City council approves police tax levies for 2020-21

BURTON — The city council voted 6-1, June 15, to approve tax levies for the Burton Police Department for the 2020-2021 fiscal year.

Council approved the following tax millages: General Operating 4.0000 mills; Voted Police 0.9835, Voted Police 0.9959, Voted Police 6.4733 (8.4527 total); and Voted Fire 0.9959.

The millages must be set and budgets approved by July 1, according to the Burton City Charter, with the prior fiscal year ending June 30.

The resolution to approve the millage rates for police and fire, designating the sum to be raised by taxation for the general purposes of the city and for payment of principal and interest on its indebtedness.

The lone vote against setting the police and fire millage rates was Councilman Dennis O’Keefe, who has argued the rate for the police millage should be set at the higher rate allowed by the charter because of financial uncertainty in the coming year.

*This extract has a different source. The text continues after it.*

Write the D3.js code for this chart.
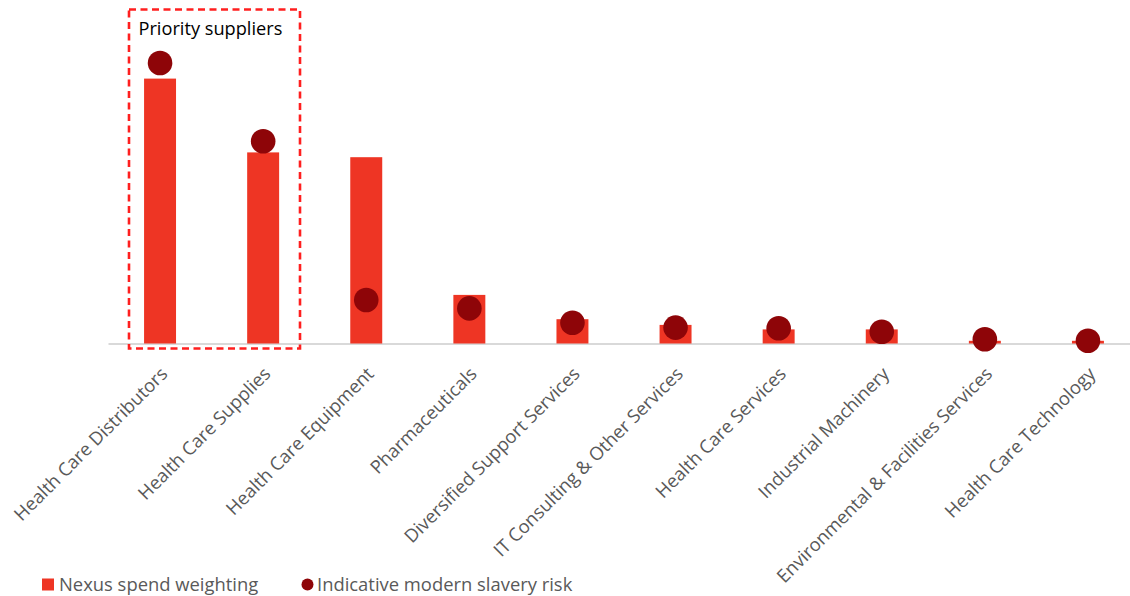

“If I was a real goofball, I’d have a resolution to change the general operating mills to 4.7, but I know it won’t pass so I’m not going to waste my time doing that,” said O’Keefe. “I think we’re making a huge mistake here, in this year of unrest and uncertainty we would have $450,000 that could be in the coffers waiting to maybe help part of the city that needed that help, so I will not go through that again, but I will be voting ‘no’ tonight.”

Councilman Danny Wells said he agreed with O’Keefe but would trust the administration to have a good grasp on the budget.

“I agree with Mr. O’Keefe on this, but you know the council has spoken on this once,” said Wells. “I’m going to have to trust the administration to make the proper cuts, to keep us in budget, so I’m going to support it at this time.”

Councilman Vaughn Smith also said he supported approval of the millage rate as presented, but added he still has concerns about the city and rising legacy costs.

Every year the city is paying more and more for retired police officers and Smith warned that it could become a problem if the city cannot keep up payments.

“This is a cancer we have, it’s happening to our state, it’s happening to our county,” Smith said of legacy costs. “We don’t want it to happen to Burton.”